2. Lack of Visibility

Organizations must implement a clear cybersecurity assessment process so that all stakeholders are aware of what is being assessed and how their cyber posture may be improved. It's vital to have a system in place to track how third-party cybersecurity evolves over time.

3. Lack of Context

Many security assessments ignore context, often known as inherent risk, despite the fact that different sorts of vendor relationships (even with the same vendor) can expose an organization to varying degrees of risk. A supplier, for example, may not have an API to internal systems, but another may deal with critical data transfers on a daily basis. While protection from the former may not be a top priority, taking steps to limit the latter's risk is vital, since it offers an obvious hazard.

4. Lack of Consistency

Because of ad hoc third-party risk management methods, not all suppliers are monitored, and those that are aren't held to the same standards as other vendors.

While it's OK, even advised, to give vital suppliers a higher score than non-critical vendors, it's still necessary to evaluate all vendors using the same standardized procedures to guarantee nothing gets overlooked.

5. Lack of Engagement

It may be difficult to communicate successfully with suppliers regarding cybersecurity, especially when numerous teams are involved in the process, each with distinct viewpoints and priorities.
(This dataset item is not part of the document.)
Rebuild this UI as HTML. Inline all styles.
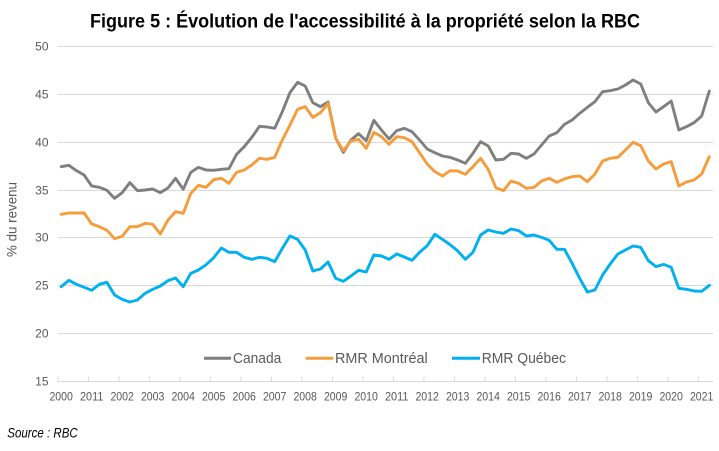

It's not unusual for companies to spend weeks or months chasing down suppliers who haven't responded to surveys.

It's critical for businesses to be able to contact suppliers quickly for clarification without having to leave endless phone messages or send several emails.

6. Lack of Trackability

Keeping track of the hundreds, if not thousands, of third parties who work for your company may be difficult.

It's critical to keep track of who your vendors are and who has received security questionnaires, as well as how much they've replied to and when they've been finished.